* _Aim of the exercise_
Retype the whole listing verbatim and keep the pictures out of it.

* _Data section_
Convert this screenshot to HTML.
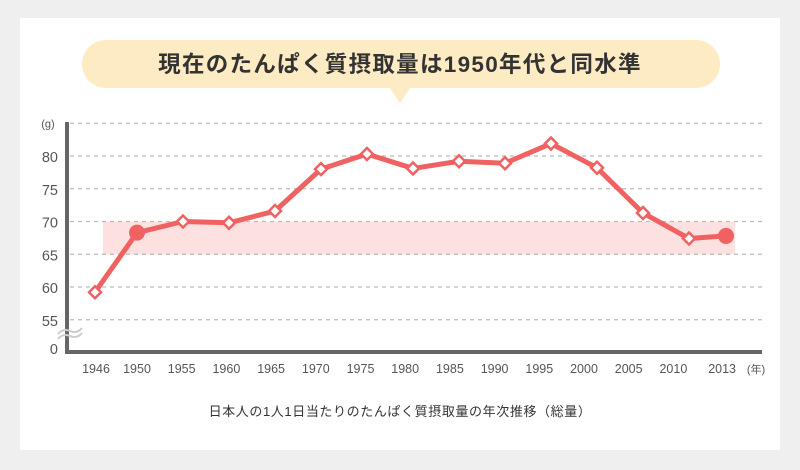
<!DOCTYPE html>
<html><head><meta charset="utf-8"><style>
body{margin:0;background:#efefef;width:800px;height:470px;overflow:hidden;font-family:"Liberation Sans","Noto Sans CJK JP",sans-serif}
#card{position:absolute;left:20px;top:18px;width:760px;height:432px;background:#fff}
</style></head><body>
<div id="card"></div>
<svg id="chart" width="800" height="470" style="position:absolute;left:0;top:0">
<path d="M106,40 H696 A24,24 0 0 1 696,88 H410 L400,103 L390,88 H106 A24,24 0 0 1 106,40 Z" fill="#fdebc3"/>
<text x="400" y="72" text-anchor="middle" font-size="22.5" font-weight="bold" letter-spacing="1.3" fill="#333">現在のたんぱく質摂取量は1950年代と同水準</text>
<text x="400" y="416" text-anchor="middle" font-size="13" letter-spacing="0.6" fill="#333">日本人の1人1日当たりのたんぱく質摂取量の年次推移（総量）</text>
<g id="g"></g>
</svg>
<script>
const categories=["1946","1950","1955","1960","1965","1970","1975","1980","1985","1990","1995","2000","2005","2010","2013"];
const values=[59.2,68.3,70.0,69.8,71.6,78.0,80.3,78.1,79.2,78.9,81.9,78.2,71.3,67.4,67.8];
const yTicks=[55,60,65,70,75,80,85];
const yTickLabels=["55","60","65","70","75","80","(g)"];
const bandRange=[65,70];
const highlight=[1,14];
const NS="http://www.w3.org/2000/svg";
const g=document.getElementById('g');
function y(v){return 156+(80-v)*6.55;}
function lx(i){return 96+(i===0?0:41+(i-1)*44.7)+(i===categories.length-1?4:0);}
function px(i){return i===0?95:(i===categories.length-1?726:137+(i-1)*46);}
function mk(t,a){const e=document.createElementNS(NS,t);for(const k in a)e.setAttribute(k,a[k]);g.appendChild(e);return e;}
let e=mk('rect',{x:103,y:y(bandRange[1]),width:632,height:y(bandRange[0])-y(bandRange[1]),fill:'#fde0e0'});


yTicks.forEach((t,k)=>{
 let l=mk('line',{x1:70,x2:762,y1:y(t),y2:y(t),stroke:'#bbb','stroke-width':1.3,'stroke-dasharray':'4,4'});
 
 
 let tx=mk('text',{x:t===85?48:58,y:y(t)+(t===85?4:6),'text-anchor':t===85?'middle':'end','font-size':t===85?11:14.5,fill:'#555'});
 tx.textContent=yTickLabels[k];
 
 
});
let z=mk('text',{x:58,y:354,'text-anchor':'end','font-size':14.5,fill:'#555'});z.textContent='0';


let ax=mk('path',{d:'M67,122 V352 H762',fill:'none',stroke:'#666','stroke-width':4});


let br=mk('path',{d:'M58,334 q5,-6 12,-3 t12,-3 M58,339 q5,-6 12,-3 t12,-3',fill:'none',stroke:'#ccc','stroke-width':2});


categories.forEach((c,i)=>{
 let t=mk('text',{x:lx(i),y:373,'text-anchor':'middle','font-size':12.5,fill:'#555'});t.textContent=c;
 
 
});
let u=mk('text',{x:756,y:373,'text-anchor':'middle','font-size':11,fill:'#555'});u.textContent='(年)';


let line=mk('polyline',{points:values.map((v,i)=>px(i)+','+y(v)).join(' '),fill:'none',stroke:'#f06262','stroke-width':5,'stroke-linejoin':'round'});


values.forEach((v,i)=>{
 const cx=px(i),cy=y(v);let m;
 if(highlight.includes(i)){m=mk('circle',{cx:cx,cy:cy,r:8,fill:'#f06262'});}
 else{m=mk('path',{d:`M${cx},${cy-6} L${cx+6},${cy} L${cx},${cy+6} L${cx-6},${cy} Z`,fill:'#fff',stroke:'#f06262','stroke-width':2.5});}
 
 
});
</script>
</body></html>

* _Output for this task_
Convert this screenshot to HTML.
<!DOCTYPE html>
<html><head><meta charset="utf-8"><style>
body{margin:0;background:#efefef;width:800px;height:470px;overflow:hidden;font-family:"Liberation Sans","Noto Sans CJK JP",sans-serif}
#card{position:absolute;left:20px;top:18px;width:760px;height:432px;background:#fff}
</style></head><body>
<div id="card"></div>
<svg id="chart" width="800" height="470" style="position:absolute;left:0;top:0">
<path d="M106,40 H696 A24,24 0 0 1 696,88 H410 L400,103 L390,88 H106 A24,24 0 0 1 106,40 Z" fill="#fdebc3"/>
<text x="400" y="72" text-anchor="middle" font-size="22.5" font-weight="bold" letter-spacing="1.3" fill="#333">現在のたんぱく質摂取量は1950年代と同水準</text>
<text x="400" y="416" text-anchor="middle" font-size="13" letter-spacing="0.6" fill="#333">日本人の1人1日当たりのたんぱく質摂取量の年次推移（総量）</text>
<g id="g"></g>
</svg>
<script>
const categories=["1946","1950","1955","1960","1965","1970","1975","1980","1985","1990","1995","2000","2005","2010","2013"];
const values=[59.2,68.3,70.0,69.8,71.6,78.0,80.3,78.1,79.2,78.9,81.9,78.2,71.3,67.4,67.8];
const yTicks=[55,60,65,70,75,80,85];
const yTickLabels=["55","60","65","70","75","80","(g)"];
const bandRange=[65,70];
const highlight=[1,14];
const NS="http://www.w3.org/2000/svg";
const g=document.getElementById('g');
function y(v){return 156+(80-v)*6.55;}
function lx(i){return 96+(i===0?0:41+(i-1)*44.7)+(i===categories.length-1?4:0);}
function px(i){return i===0?95:(i===categories.length-1?726:137+(i-1)*46);}
function mk(t,a){const e=document.createElementNS(NS,t);for(const k in a)e.setAttribute(k,a[k]);g.appendChild(e);return e;}
let e=mk('rect',{x:103,y:y(bandRange[1]),width:632,height:y(bandRange[0])-y(bandRange[1]),fill:'#fde0e0'});


yTicks.forEach((t,k)=>{
 let l=mk('line',{x1:70,x2:762,y1:y(t),y2:y(t),stroke:'#bbb','stroke-width':1.3,'stroke-dasharray':'4,4'});
 
 
 let tx=mk('text',{x:t===85?48:58,y:y(t)+(t===85?4:6),'text-anchor':t===85?'middle':'end','font-size':t===85?11:14.5,fill:'#555'});
 tx.textContent=yTickLabels[k];
 
 
});
let z=mk('text',{x:58,y:354,'text-anchor':'end','font-size':14.5,fill:'#555'});z.textContent='0';


let ax=mk('path',{d:'M67,122 V352 H762',fill:'none',stroke:'#666','stroke-width':4});


let br=mk('path',{d:'M58,334 q5,-6 12,-3 t12,-3 M58,339 q5,-6 12,-3 t12,-3',fill:'none',stroke:'#ccc','stroke-width':2});


categories.forEach((c,i)=>{
 let t=mk('text',{x:lx(i),y:373,'text-anchor':'middle','font-size':12.5,fill:'#555'});t.textContent=c;
 
 
});
let u=mk('text',{x:756,y:373,'text-anchor':'middle','font-size':11,fill:'#555'});u.textContent='(年)';


let line=mk('polyline',{points:values.map((v,i)=>px(i)+','+y(v)).join(' '),fill:'none',stroke:'#f06262','stroke-width':5,'stroke-linejoin':'round'});


values.forEach((v,i)=>{
 const cx=px(i),cy=y(v);let m;
 if(highlight.includes(i)){m=mk('circle',{cx:cx,cy:cy,r:8,fill:'#f06262'});}
 else{m=mk('path',{d:`M${cx},${cy-6} L${cx+6},${cy} L${cx},${cy+6} L${cx-6},${cy} Z`,fill:'#fff',stroke:'#f06262','stroke-width':2.5});}
 
 
});
</script>
</body></html>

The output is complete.